In case anyone’s interested, I’ve included the additions to the various lists again. Species highlighted in blue are also county ticks, while species highlighted in green are lifers:
14 patch ticks bringing me up to 200 for Titchfield Haven: Egyptian goose, snow goose, scaup, fulmar, woodcock, jack snipe, pectoral sandpiper, long-tailed skua, red-rumped swallow, woodlark, barred warbler, marsh warbler, ring ouzel.
County list up to 246 after 17 additions including: Pink-footed goose, lesser scaup, hen harrier, white-winged black tern, little owl, rose-coloured starling, waxwing, nightingale, little bunting.
Life list on 320 after 35 lifers including: Tundra bean goose , green-winged teal, smew, white-billed diver, pacific diver, great shearwater, Balearic shearwater, storm petrel, white-tailed eagle, golden eagle, red-footed falcon, elegant tern, marsh sandpiper, spotted sandpiper, woodchat shrike, Hume’s warbler, greenish warbler, two-barred warbler, dusky warbler, (eastern) subalpine warbler, dusky thrush, rock thrush, red-throated pipit, yellow warbler, American redstart, parrot crossbill, pine bunting.
I remember a wise birder once told me that, if you’re into ‘listing’, you should try not to see too much too quickly, as other wise in years to come you’ll run out of birds (although of course, there is more to birding that just a list). They’re right, and it makes sense to set limits with twitching. The majority of twitches I went on this year were in neighbouring counties or within two hours of home.
I’ve seen a few tweets asking what people’s top three birding highlights are. Plenty to choose from, but I think these win for me:
- The 52-hour round trip to Barra – the American redstart was lovely, but for me the real highlight was seeing my first white-tailed and golden eagles and enjoying the full experience of the trip and the wildlife on offer.
- Skuas and the spring seawatching from Hill Head – while tern passage was poor overall, there were some notable days for skua passage. In 48 hours between 29th April and 1st May, I saw more arctic skuas than all previous sea watches put together! Other sea watching highlights during that time included hobby, 8 black terns and 4 little gulls. Days later on 11th May, a long-tailed skua passed through the Solent – a first for me – and the following morning a lovely group of 8 pomarine skuas also passed by. It was great to monitor their progress along the south coast! Added to this, I caught up with the forth skua species – bonxie – on 11th October during an unforgettable hour!
- Finally, I think the third highlight also has to be from patch. Although I’ve spent less time there, I’ve tried to keep it up and have been rewarded with all sorts of fantastic sightings, including finding a few birds too.

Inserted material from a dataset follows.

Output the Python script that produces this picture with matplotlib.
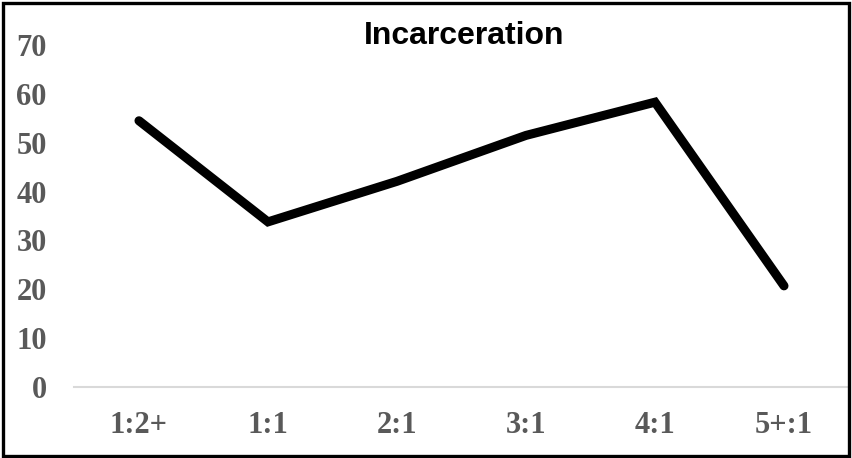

Top one for me has to be the marsh warbler, as it was wonderful to hear even if the views were fleeting!
To finish, here’s a weasel from October that was entertaining myself and Ivor McPherson on morning at Titchfield Haven – first time I’ve seen one.
Thank you to everyone who’s read my various blog posts. I hope you enjoyed them! Thanks also to the various birders who invited, or joined, me on twitches, provided helpful information and added to the enjoyment of birding sessions.